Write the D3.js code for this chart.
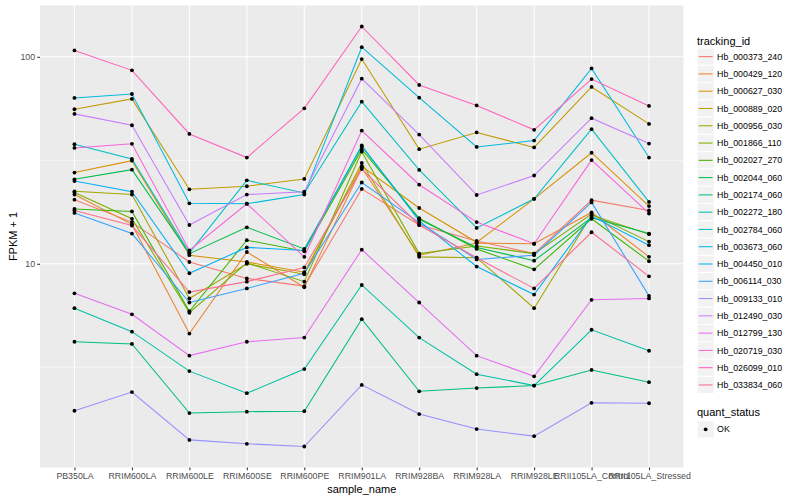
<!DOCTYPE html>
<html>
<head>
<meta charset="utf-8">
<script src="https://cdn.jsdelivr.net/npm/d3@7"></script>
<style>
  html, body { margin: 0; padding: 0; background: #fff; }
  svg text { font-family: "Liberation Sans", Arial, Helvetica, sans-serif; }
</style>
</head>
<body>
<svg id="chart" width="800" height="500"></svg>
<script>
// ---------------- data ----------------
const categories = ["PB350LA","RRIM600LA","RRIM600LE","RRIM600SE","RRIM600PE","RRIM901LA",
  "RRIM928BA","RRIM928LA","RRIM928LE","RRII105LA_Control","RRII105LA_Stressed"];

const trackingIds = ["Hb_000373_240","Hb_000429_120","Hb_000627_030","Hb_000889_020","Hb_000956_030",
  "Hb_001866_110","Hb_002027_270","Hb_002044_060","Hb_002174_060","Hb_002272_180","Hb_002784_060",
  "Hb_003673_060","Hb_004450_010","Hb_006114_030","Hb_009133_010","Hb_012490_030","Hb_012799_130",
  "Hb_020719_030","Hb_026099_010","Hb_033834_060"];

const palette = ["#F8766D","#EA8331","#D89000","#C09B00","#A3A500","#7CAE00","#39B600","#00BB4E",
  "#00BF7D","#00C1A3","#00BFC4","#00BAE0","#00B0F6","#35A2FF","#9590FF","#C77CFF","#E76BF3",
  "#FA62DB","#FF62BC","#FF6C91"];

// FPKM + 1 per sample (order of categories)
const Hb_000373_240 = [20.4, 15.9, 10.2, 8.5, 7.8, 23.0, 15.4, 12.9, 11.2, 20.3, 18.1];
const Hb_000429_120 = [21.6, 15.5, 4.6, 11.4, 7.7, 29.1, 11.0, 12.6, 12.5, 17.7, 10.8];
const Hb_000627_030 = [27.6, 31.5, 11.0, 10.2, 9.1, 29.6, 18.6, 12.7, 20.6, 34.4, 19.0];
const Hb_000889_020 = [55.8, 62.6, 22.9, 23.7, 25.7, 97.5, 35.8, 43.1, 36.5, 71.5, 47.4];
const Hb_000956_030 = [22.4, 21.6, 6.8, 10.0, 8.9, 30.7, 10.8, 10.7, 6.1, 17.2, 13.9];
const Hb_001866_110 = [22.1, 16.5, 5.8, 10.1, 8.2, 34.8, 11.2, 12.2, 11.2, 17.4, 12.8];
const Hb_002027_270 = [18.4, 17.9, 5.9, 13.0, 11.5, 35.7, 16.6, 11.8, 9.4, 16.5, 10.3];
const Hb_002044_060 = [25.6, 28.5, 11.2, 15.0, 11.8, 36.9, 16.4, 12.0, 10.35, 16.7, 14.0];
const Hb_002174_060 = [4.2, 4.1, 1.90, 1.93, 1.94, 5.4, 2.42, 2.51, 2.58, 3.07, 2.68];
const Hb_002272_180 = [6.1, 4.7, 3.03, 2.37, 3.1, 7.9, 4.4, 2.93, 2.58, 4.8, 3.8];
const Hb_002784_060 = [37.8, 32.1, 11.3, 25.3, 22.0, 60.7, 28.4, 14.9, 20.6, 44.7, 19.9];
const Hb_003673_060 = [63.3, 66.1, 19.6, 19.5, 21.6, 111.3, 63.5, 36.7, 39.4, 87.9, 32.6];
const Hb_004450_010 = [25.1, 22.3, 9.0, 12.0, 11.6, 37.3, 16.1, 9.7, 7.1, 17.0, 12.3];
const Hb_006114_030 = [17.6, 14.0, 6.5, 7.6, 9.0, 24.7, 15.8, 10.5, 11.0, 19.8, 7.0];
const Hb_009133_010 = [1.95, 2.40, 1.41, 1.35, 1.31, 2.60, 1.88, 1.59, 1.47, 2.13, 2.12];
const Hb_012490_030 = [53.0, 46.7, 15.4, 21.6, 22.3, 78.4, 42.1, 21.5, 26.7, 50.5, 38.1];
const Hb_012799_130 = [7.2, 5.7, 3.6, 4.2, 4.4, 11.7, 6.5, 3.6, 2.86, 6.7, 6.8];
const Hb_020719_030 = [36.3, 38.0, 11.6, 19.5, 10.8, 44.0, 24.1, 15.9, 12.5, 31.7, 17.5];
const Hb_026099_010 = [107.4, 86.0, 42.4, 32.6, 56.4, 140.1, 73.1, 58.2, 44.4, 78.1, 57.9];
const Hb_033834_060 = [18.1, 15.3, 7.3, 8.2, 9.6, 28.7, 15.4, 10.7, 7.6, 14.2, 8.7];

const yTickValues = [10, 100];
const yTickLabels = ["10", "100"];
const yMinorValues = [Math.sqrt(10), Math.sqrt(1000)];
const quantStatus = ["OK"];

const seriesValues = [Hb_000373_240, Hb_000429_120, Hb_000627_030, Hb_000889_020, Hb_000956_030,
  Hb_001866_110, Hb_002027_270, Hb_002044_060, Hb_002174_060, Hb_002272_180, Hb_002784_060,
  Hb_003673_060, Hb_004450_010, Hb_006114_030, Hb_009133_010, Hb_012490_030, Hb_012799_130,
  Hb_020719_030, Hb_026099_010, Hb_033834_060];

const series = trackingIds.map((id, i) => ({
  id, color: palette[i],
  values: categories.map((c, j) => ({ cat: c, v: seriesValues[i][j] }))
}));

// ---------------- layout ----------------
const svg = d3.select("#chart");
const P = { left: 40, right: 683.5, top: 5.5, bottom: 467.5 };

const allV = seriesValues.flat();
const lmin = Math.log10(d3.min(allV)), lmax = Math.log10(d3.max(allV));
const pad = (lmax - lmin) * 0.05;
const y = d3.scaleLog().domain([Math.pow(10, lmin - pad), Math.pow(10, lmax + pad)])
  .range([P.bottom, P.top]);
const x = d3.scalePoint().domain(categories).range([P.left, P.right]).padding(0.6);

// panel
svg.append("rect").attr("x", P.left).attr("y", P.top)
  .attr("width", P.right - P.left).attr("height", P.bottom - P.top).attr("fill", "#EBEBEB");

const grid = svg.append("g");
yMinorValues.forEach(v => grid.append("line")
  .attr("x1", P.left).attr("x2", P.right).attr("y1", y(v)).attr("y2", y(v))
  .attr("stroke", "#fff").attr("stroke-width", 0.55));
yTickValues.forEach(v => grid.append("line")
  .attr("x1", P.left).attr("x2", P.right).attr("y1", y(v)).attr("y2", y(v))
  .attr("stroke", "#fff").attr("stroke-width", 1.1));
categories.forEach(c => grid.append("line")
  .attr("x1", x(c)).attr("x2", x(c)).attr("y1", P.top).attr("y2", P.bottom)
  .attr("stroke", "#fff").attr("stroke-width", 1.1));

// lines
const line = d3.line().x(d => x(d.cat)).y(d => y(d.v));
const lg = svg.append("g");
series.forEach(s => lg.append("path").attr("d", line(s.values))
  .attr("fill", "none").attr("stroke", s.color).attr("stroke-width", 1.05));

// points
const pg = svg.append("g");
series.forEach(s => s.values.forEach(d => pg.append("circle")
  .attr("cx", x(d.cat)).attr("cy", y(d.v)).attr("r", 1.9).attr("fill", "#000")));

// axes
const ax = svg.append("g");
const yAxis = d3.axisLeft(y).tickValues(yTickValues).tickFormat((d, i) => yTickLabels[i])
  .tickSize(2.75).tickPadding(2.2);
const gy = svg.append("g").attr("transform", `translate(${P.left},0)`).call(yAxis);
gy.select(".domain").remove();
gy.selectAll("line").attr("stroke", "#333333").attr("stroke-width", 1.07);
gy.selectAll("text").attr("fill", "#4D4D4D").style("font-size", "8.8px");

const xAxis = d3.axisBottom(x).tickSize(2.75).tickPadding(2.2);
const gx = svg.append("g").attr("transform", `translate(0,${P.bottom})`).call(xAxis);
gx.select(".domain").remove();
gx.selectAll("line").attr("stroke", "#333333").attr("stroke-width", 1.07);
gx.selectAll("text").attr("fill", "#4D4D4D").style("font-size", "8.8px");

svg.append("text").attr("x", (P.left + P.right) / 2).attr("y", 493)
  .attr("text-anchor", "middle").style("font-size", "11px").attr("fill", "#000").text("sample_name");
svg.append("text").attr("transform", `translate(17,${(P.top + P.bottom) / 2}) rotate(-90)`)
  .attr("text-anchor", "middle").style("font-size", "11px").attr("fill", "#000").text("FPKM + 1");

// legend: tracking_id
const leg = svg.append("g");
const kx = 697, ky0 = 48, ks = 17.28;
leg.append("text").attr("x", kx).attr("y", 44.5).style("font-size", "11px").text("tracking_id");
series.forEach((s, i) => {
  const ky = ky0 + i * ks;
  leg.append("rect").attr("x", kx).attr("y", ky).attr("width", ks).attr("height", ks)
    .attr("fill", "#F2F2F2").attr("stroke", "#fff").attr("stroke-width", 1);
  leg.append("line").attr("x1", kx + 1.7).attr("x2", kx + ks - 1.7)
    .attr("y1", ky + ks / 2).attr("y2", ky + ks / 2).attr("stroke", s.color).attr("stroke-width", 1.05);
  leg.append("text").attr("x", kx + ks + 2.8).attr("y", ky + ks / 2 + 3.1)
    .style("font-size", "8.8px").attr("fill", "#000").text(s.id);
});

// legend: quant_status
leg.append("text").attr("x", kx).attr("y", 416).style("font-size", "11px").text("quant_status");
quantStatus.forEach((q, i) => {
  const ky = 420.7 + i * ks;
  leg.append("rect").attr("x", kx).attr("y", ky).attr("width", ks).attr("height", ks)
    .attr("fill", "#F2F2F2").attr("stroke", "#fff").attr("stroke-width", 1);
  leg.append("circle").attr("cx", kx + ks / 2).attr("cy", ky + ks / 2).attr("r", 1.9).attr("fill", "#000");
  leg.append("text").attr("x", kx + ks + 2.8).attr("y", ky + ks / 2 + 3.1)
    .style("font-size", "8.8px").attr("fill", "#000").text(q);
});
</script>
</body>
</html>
■ ■ ■ ■ ■
Using the listing above, locate the lines that hold "chart" and copy each one.

Exercise result:
Write the D3.js code for this chart.
<svg id="chart" width="800" height="500"></svg>
const svg = d3.select("#chart");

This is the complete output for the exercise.